Experts also discussed some unintended negative consequences of a system where evaluation and development are separated. In such a system, teachers are left to their own devices to “connect the dots” between the multiple sources of feedback. Especially for early career teachers, this may prove to be challenging, leaving teachers feeling overwhelmed or confused.  When coaches and evaluators are not able to align their feedback for teachers, they are also prevented from combining and coordinating their strengths. In a system with a firewall, feedback providers with specific expertise cannot easily enhance the work of their colleagues who lack this expertise through a team-based approach to providing feedback.

Trust between teachers and feedback providers is essential for transparency of practice, communication, and the uptake of recommendations.

Building Trust in the Presence of Evaluation

Trust between teachers and feedback providers is essential for transparency of practice, communication, and the uptake of recommendations that can lead to the improvement of teaching. A reason often given for separating development and evaluation efforts is that teachers will feel more comfortable sharing their practice with someone who is not also responsible for evaluating them. The experts we consulted agreed with the importance of trust to promote transparency and growth, but they argued that whether teachers trust their feedback providers does not depend on whether she does or does not also evaluate.  Instead, they explained that trust depends on whether teachers see the feedback providers as effective aides to their professional growth who are genuinely committed to supporting them. Yusko and Feiman-Nemser found this to be the case for CTs in Cincinnati, who both evaluate and support teachers’ development.  CTs reported that their relationships with early career teachers usually developed trust over time, even though they evaluate the teachers.

Next Steps

The experts whom we consulted laid out a strong set of arguments that it is possible and even preferable for efforts of teaching development to be combined with teacher evaluation. There is research that supports these assertions. But this says little of how school leaders should combine these efforts in their day-to-day practice. CTs in PAR programs offer one powerful example, and we should leverage what we can learn from their work.  However, this is one model, and there is also a need to document and explore other examples in other contexts that can serve as practical guidance for school leaders.
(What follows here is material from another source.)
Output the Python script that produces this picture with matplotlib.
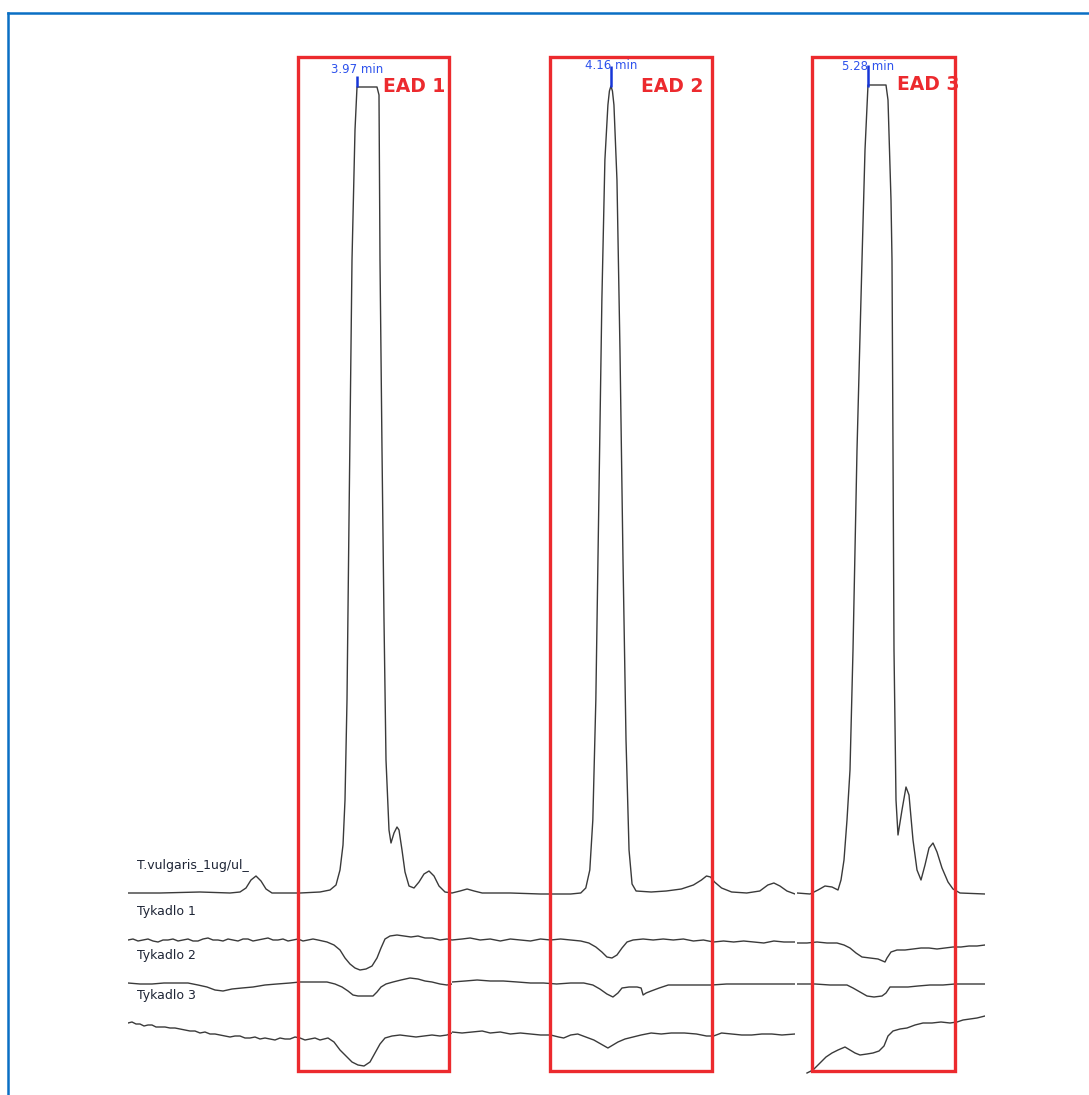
import matplotlib
matplotlib.use("Agg")
import matplotlib.pyplot as plt
from matplotlib.lines import Line2D
from matplotlib.patches import Rectangle

# ── Data: three time windows (min) of the GC-EAD run ───────────────────────
# FID trace (signal above baseline)
fid_t1 = [1.68, 2.00, 2.40, 2.70, 2.80, 2.86, 2.91, 2.96, 3.01, 3.06, 3.12, 3.40, 3.60, 3.70,
          3.76, 3.80, 3.83, 3.85, 3.87, 3.89, 3.92, 3.95, 3.97, 4.17, 4.19, 4.20, 4.22, 4.24,
          4.26, 4.29, 4.31, 4.34, 4.37, 4.39, 4.42, 4.45, 4.49, 4.54, 4.59, 4.64, 4.69, 4.74,
          4.79, 4.85, 4.92]
fid_v1 = [0, 0, 1, 0, 1, 5, 13, 17, 12, 4, 0, 0, 1, 3,
          8, 23, 48, 93, 193, 373, 633, 763, 806, 806, 798, 633, 443, 273,
          133, 63, 50, 60, 66, 63, 43, 21, 7, 5, 11, 19, 22, 17,
          7, 1, 0]
fid_t2 = [2.58, 2.66, 2.73, 2.80, 2.88, 3.16, 3.46, 3.76, 3.86, 3.91, 3.95, 3.98, 4.01, 4.04,
          4.07, 4.10, 4.13, 4.145, 4.16, 4.175, 4.19, 4.22, 4.25, 4.28, 4.31, 4.34, 4.37, 4.41,
          4.56, 4.71, 4.86, 4.98, 5.06, 5.11, 5.15, 5.19, 5.26, 5.36, 5.51, 5.64, 5.72, 5.78,
          5.84, 5.91, 5.99]
fid_v2 = [0, 2, 4, 2, 0, 0, -1, -1, 0, 5, 23, 73, 193, 393,
          593, 733, 788, 802, 807, 802, 788, 713, 543, 333, 153, 43, 9, 2,
          1, 2, 4, 8, 13, 17, 16, 11, 5, 1, 0, 2, 8, 10,
          7, 2, -1]
fid_t3 = [4.57, 4.70, 4.78, 4.85, 4.92, 4.98, 5.01, 5.04, 5.07, 5.10, 5.13, 5.17, 5.22, 5.25,
          5.28, 5.46, 5.48, 5.51, 5.52, 5.53, 5.54, 5.56, 5.58, 5.62, 5.66, 5.69, 5.73, 5.77,
          5.81, 5.85, 5.89, 5.93, 5.97, 6.02, 6.08, 6.13, 6.20, 6.45]
fid_v3 = [0, -1, 3, 7, 6, 3, 13, 33, 73, 123, 243, 443, 633, 743,
          808, 808, 793, 693, 633, 443, 243, 93, 58, 83, 106, 98, 53, 23,
          13, 28, 45, 50, 41, 25, 11, 4, 0, -1]

# Tykadlo 1 (antenna 1)
ead1_t1 = [1.68, 1.73, 1.78, 1.83, 1.88, 1.93, 1.98, 2.03, 2.08, 2.13, 2.18, 2.23, 2.28, 2.33,
           2.38, 2.43, 2.48, 2.53, 2.58, 2.63, 2.68, 2.73, 2.78, 2.83, 2.88, 2.93, 2.98, 3.03,
           3.08, 3.13, 3.18, 3.23, 3.28, 3.33, 3.38, 3.43, 3.48, 3.53, 3.58, 3.67, 3.74, 3.80,
           3.85, 3.90, 3.95, 4.00, 4.06, 4.12, 4.17, 4.21, 4.25, 4.30, 4.37, 4.44, 4.51, 4.58,
           4.65, 4.72, 4.80, 4.87, 4.92]
ead1_v1 = [0, 1, -1, 0, 1, -1, -2, 0, 0, 1, -1, 0, 1, -1,
           -1, 1, 2, 0, 0, -1, 1, 0, -1, 1, 1, -1, 0, 1,
           2, 0, 0, 1, -1, 0, 1, -1, 0, 1, 0, -2, -5, -10,
           -18, -24, -28, -30, -29, -26, -18, -8, 1, 4, 5, 4, 3, 4,
           2, 2, 0, 1, 0]
ead1_t2 = [2.58, 2.68, 2.76, 2.86, 2.96, 3.06, 3.16, 3.26, 3.36, 3.46, 3.56, 3.66, 3.76, 3.86,
           3.94, 4.01, 4.07, 4.12, 4.17, 4.22, 4.27, 4.32, 4.38, 4.48, 4.58, 4.68, 4.78, 4.88,
           4.98, 5.08, 5.18, 5.28, 5.38, 5.48, 5.58, 5.68, 5.78, 5.88, 5.99]
ead1_v2 = [0, 1, 2, 0, 1, -1, 1, 0, -1, 1, 0, 1, 0, -1,
           -3, -7, -12, -17, -18, -15, -8, -2, 0, 1, 0, 1, 0, 1,
           -1, 0, -2, -1, -2, -1, -2, -3, -1, -2, -2]
ead1_t3 = [4.57, 4.67, 4.77, 4.87, 4.97, 5.04, 5.10, 5.16, 5.22, 5.30, 5.38, 5.45, 5.47, 5.51,
           5.57, 5.65, 5.73, 5.81, 5.89, 5.97, 6.05, 6.13, 6.21, 6.29, 6.37, 6.45]
ead1_v3 = [-3, -3, -2, -3, -3, -5, -8, -13, -17, -18, -19, -22, -18, -12,
           -10, -10, -9, -8, -8, -9, -8, -7, -7, -6, -6, -5]

# Tykadlo 2 (antenna 2)
ead2_t1 = [1.68, 1.80, 1.92, 2.04, 2.16, 2.28, 2.38, 2.47, 2.55, 2.63, 2.72, 2.82, 2.93, 3.05,
           3.17, 3.30, 3.40, 3.55, 3.67, 3.75, 3.82, 3.88, 3.93, 3.98, 4.06, 4.13, 4.17, 4.21,
           4.26, 4.33, 4.41, 4.50, 4.58, 4.65, 4.72, 4.80, 4.87, 4.92]
ead2_v1 = [0, -1, -1, 0, 0, 0, -2, -4, -7, -8, -6, -5, -4, -2,
           -1, 0, 1, 1, 1, -1, -4, -8, -12, -13, -13, -13, -9, -4,
           -1, 1, 3, 5, 4, 2, 1, -1, -2, -1]
ead2_t2 = [2.58, 2.71, 2.83, 2.96, 3.09, 3.23, 3.36, 3.49, 3.62, 3.76, 3.89, 3.98, 4.05, 4.12,
           4.18, 4.23, 4.27, 4.34, 4.42, 4.46, 4.48, 4.51, 4.56, 4.64, 4.73, 4.86, 5.01, 5.16,
           5.31, 5.46, 5.61, 5.76, 5.99]
ead2_v2 = [1, 2, 3, 2, 2, 1, 0, 0, -1, 0, 0, -2, -6, -11,
           -14, -10, -5, -4, -4, -5, -12, -10, -8, -5, -2, -2, -2, -2,
           -1, -1, -1, -1, -1]
ead2_t3 = [4.57, 4.75, 4.90, 5.07, 5.13, 5.20, 5.27, 5.34, 5.42, 5.46, 5.50, 5.58, 5.68, 5.78,
           5.90, 6.03, 6.15, 6.30, 6.45]
ead2_v3 = [-1, -1, -2, -2, -5, -9, -13, -14, -13, -10, -4, -4, -4, -3,
           -2, -2, -1, -1, -1]

# Tykadlo 3 (antenna 3)
ead3_t1 = [1.68, 1.72, 1.76, 1.80, 1.84, 1.88, 1.92, 1.96, 2.00, 2.05, 2.10, 2.15, 2.20, 2.25,
           2.30, 2.35, 2.40, 2.45, 2.50, 2.55, 2.60, 2.65, 2.70, 2.75, 2.80, 2.85, 2.90, 2.95,
           3.00, 3.05, 3.10, 3.15, 3.20, 3.25, 3.30, 3.35, 3.40, 3.45, 3.50, 3.55, 3.60, 3.64,
           3.68, 3.74, 3.80, 3.86, 3.92, 3.98, 4.04, 4.10, 4.15, 4.20, 4.25, 4.32, 4.40, 4.48,
           4.56, 4.64, 4.72, 4.80, 4.87, 4.92]
ead3_v1 = [10, 11, 9, 9, 7, 8, 8, 6, 6, 6, 5, 5, 4, 3,
           2, 2, 0, 1, -1, -1, -2, -3, -4, -3, -3, -5, -5, -4,
           -6, -5, -6, -7, -5, -6, -6, -4, -5, -7, -6, -5, -7, -6,
           -5, -9, -17, -23, -29, -32, -33, -29, -20, -11, -5, -3, -2, -3,
           -4, -3, -2, -3, -2, 0]
ead3_t2 = [2.58, 2.68, 2.78, 2.88, 2.96, 3.06, 3.16, 3.26, 3.36, 3.46, 3.56, 3.64, 3.69, 3.76,
           3.83, 3.91, 3.99, 4.06, 4.13, 4.18, 4.23, 4.30, 4.38, 4.46, 4.56, 4.66, 4.76, 4.89,
           5.01, 5.11, 5.18, 5.26, 5.36, 5.46, 5.56, 5.66, 5.76, 5.86, 5.99]
ead3_v2 = [1, 0, 1, 2, 0, 1, -1, 0, -1, -2, -2, -4, -5, -2,
           -1, -4, -7, -11, -15, -12, -9, -6, -4, -2, 0, -1, 0, 0,
           -1, -3, -3, 0, -1, -2, -2, -1, -1, -2, -1]
ead3_t3 = [4.67, 4.73, 4.80, 4.86, 4.92, 4.98, 5.05, 5.10, 5.15, 5.20, 5.27, 5.33, 5.39, 5.44,
           5.48, 5.53, 5.60, 5.67, 5.75, 5.83, 5.92, 6.01, 6.10, 6.17, 6.23, 6.30, 6.37, 6.45]
ead3_v3 = [-40, -37, -30, -24, -20, -17, -14, -17, -20, -22, -21, -20, -18, -13,
           -3, 2, 4, 5, 8, 10, 10, 11, 10, 11, 13, 14, 15, 17]

trace_labels = ["T.vulgaris_1ug/ul_", "Tykadlo 1", "Tykadlo 2", "Tykadlo 3"]
trace_offsets = [0, -47, -90, -140]

peak_times = [3.97, 4.16, 5.28]
peak_labels = ["3.97 min", "4.16 min", "5.28 min"]
ead_labels = ["EAD 1", "EAD 2", "EAD 3"]
ead_windows = [(3.38, 4.89), (3.55, 5.16), (4.72, 6.15)]

# ── Layout ──────────────────────────────────────────────────────────────────
W, H = 1089, 1095
fig = plt.figure(figsize=(W / 100, H / 100), dpi=100, facecolor="white")

seg_px = [(128, 452), (452, 795), (797, 985)]
seg_xlim = [(1.68, 4.92), (2.58, 5.99), (4.57, 6.45)]
YLIM = (-202, 893)

TRACE = "#3a3a3a"
RED = "#ec2a2e"
BLUE_TXT = "#2d52ec"
BLUE_TICK = "#1736d8"

segments = [
    [(fid_t1, fid_v1), (ead1_t1, ead1_v1), (ead2_t1, ead2_v1), (ead3_t1, ead3_v1)],
    [(fid_t2, fid_v2), (ead1_t2, ead1_v2), (ead2_t2, ead2_v2), (ead3_t2, ead3_v2)],
    [(fid_t3, fid_v3), (ead1_t3, ead1_v3), (ead2_t3, ead2_v3), (ead3_t3, ead3_v3)],
]

tick_tops = [817, 827, 828]
label_bottoms = [817, 821, 820]
ead_label_v = [806, 806, 808]
ead_label_dt = [0.26, 0.30, 0.29]

axes = []
for i, (x0, x1) in enumerate(seg_px):
    ax = fig.add_axes([x0 / W, 0, (x1 - x0) / W, 1])
    ax.set_xlim(*seg_xlim[i])
    ax.set_ylim(*YLIM)
    ax.axis("off")
    for (t, v), off in zip(segments[i], trace_offsets):
        ax.plot(t, [val + off for val in v], color=TRACE, lw=1.0)

    # EAD window
    a, b = ead_windows[i]
    ax.add_patch(Rectangle((a, -178), b - a, 836 + 178, fill=False,
                           edgecolor=RED, lw=2.4, clip_on=False, zorder=5))
    # peak marker + retention time
    pt = peak_times[i]
    ax.plot([pt, pt], [806, tick_tops[i]], color=BLUE_TICK, lw=1.8,
            solid_capstyle="butt", clip_on=False, zorder=6)
    ax.text(pt, label_bottoms[i], peak_labels[i], color=BLUE_TXT, fontsize=8.5,
            ha="center", va="bottom", clip_on=False)
    ax.text(pt + ead_label_dt[i], ead_label_v[i], ead_labels[i], color=RED,
            fontsize=13.5, fontweight="bold", ha="left", va="center", clip_on=False)
    axes.append(ax)

# trace names
label_v = [28, -19, -62, -102]
for name, lv in zip(trace_labels, label_v):
    axes[0].text(1.77, lv, name, color="#1e2536", fontsize=9, ha="left", va="center")

# blue window frame
fig.add_artist(Line2D([8 / W, 8 / W], [0, 1 - 12.5 / H], color="#0a6fc4", lw=1.8))
fig.add_artist(Line2D([8 / W, 1], [1 - 12.5 / H, 1 - 12.5 / H], color="#0a6fc4", lw=1.8))

fig.savefig("out.png", dpi=100, facecolor="white")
Collecting and condensing the wisdom from the field about how, concretely, to combine efforts of evaluation with efforts of teaching improvement should be a next step in this line of inquiry.  Then, taking an improvement science approach, school leaders interested in moving towards an effective model of combining evaluation with development can test these practices in their contexts to ultimately serve the goal of improved teaching and learning in their schools.
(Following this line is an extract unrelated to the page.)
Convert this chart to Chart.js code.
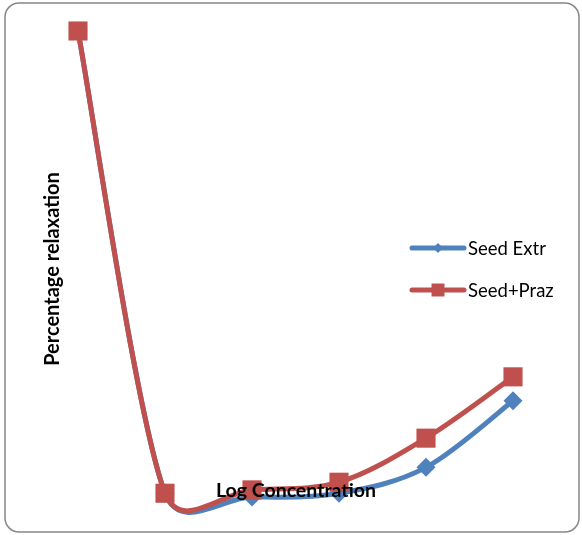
<!DOCTYPE html>
<html>
<head>
<meta charset="utf-8">
<script src="https://cdn.jsdelivr.net/npm/chart.js@4.4.1/dist/chart.umd.min.js"></script>
<style>
  html, body { margin: 0; padding: 0; background: #fff; }
  canvas { display: block; }
</style>
</head>
<body>
<canvas id="relaxChart" width="582" height="535"></canvas>
<script>
// log concentration steps (category axis, not shown)
const concentrations = ['1', '2', '3', '4', '5', '6'];
// percentage relaxation
const seedExtr = [100, 3.5, 2.7, 3.5, 8.9, 22.8];
const seedPraz = [100, 3.5, 4.2, 5.8, 15.0, 27.8];

const BLUE = '#4F81BD';
const RED = '#C0504D';
const FONT = 'Lato, "Liberation Sans", sans-serif';

// Excel-like smoothing: control vectors of 1/6, capped at half the segment length
const excelSmooth = {
    id: 'excelSmooth',
    beforeDatasetDraw(chart, args) {
        const meta = args.meta;
        const pts = meta.data;
        meta.dataset.updateControlPoints(chart.chartArea, meta.indexAxis);
        const dist = (a, b) => Math.hypot(b.x - a.x, b.y - a.y);
        for (let i = 0; i < pts.length - 1; i++) {
            const p0 = pts[Math.max(i - 1, 0)];
            const p1 = pts[i];
            const p2 = pts[i + 1];
            const p3 = pts[Math.min(i + 2, pts.length - 1)];
            const d12 = dist(p1, p2);
            const d02 = dist(p0, p2);
            const d13 = dist(p1, p3);
            const f1 = d02 / 6 < d12 / 2 ? 1 / 6 : d12 / 2 / d02;
            const f2 = d13 / 6 < d12 / 2 ? 1 / 6 : d12 / 2 / d13;
            p1.cp2x = p1.x + (p2.x - p0.x) * f1;
            p1.cp2y = p1.y + (p2.y - p0.y) * f1;
            p2.cp1x = p2.x - (p3.x - p1.x) * f2;
            p2.cp1y = p2.y - (p3.y - p1.y) * f2;
        }
        delete meta.dataset._path;
    }
};

// rounded frame, axis titles and the legend drawn by hand (legend sits inside the plot)
const decorations = {
    id: 'decorations',
    beforeDraw(chart) {
        const ctx = chart.ctx;
        ctx.save();
        ctx.strokeStyle = '#878787';
        ctx.lineWidth = 1.5;
        ctx.beginPath();
        ctx.roundRect(5, 3, 574, 529, 14);
        ctx.stroke();
        ctx.restore();
    },
    afterDraw(chart) {
        const ctx = chart.ctx;
        ctx.save();
        ctx.fillStyle = '#000';
        ctx.font = 'bold 19.5px ' + FONT;
        ctx.textAlign = 'center';
        ctx.textBaseline = 'middle';
        ctx.fillText('Log Concentration', 296, 491);

        ctx.font = 'bold 20px ' + FONT;
        ctx.translate(53, 269);
        ctx.rotate(-Math.PI / 2);
        ctx.fillText('Percentage relaxation', 0, 0);
        ctx.restore();

        // legend
        const rows = [248, 290];
        const sizes = [5, 9];
        chart.data.datasets.forEach((ds, i) => {
            const y = rows[i];
            ctx.save();
            ctx.strokeStyle = ds.borderColor;
            ctx.lineWidth = 5;
            ctx.lineCap = 'round';
            ctx.beginPath();
            ctx.moveTo(412, y);
            ctx.lineTo(464, y);
            ctx.stroke();
            ctx.fillStyle = ds.backgroundColor;
            ctx.beginPath();
            if (ds.pointStyle === 'rectRot') {
                const s = sizes[i];
                ctx.moveTo(438, y - s);
                ctx.lineTo(438 + s, y);
                ctx.lineTo(438, y + s);
                ctx.lineTo(438 - s, y);
                ctx.closePath();
            } else {
                const s = sizes[i] * 0.72;
                ctx.rect(438 - s, y - s, 2 * s, 2 * s);
            }
            ctx.fill();
            ctx.fillStyle = '#000';
            ctx.font = '18.5px ' + FONT;
            ctx.textAlign = 'left';
            ctx.textBaseline = 'middle';
            ctx.fillText(ds.label, 468, y + 1);
            ctx.restore();
        });
    }
};

new Chart(document.getElementById('relaxChart').getContext('2d'), {
    type: 'line',
    data: {
        labels: concentrations,
        datasets: [{
            label: 'Seed Extr',
            data: seedExtr,
            borderColor: BLUE,
            backgroundColor: BLUE,
            borderWidth: 5,
            pointStyle: 'rectRot',
            pointRadius: 9.5,
            pointBorderWidth: 0,
            tension: 0.4,
            order: 1,
            clip: false
        }, {
            label: 'Seed+Praz',
            data: seedPraz,
            borderColor: RED,
            backgroundColor: RED,
            borderWidth: 5,
            pointStyle: 'rect',
            pointRadius: 13.5,
            pointBorderWidth: 0,
            tension: 0.4,
            order: 0,
            clip: false
        }]
    },
    options: {
        responsive: false,
        devicePixelRatio: 1,
        animation: false,
        layout: {
            padding: { left: 78, right: 69, top: 31, bottom: 25 }
        },
        scales: {
            x: { display: false, offset: false },
            y: { display: false, min: 0, max: 100 }
        },
        plugins: {
            legend: { display: false },
            tooltip: { enabled: false }
        }
    },
    plugins: [excelSmooth, decorations]
});
</script>
</body>
</html>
[i] 90-Day Cycles are a disciplined and structured form of inquiry adapted from the work of the Institute for Healthcare Improvement (IHI).  90-Day Cycles aim to:

  • prototype an innovation, broadly defined to include knowledge frameworks, tools, processes, etc.;
  • leverage and integrate knowledge from scholars and practitioners;
  • leverage knowledge of those within and outside of the field associated with the topic; and
  • include initial “testing” of a prototype.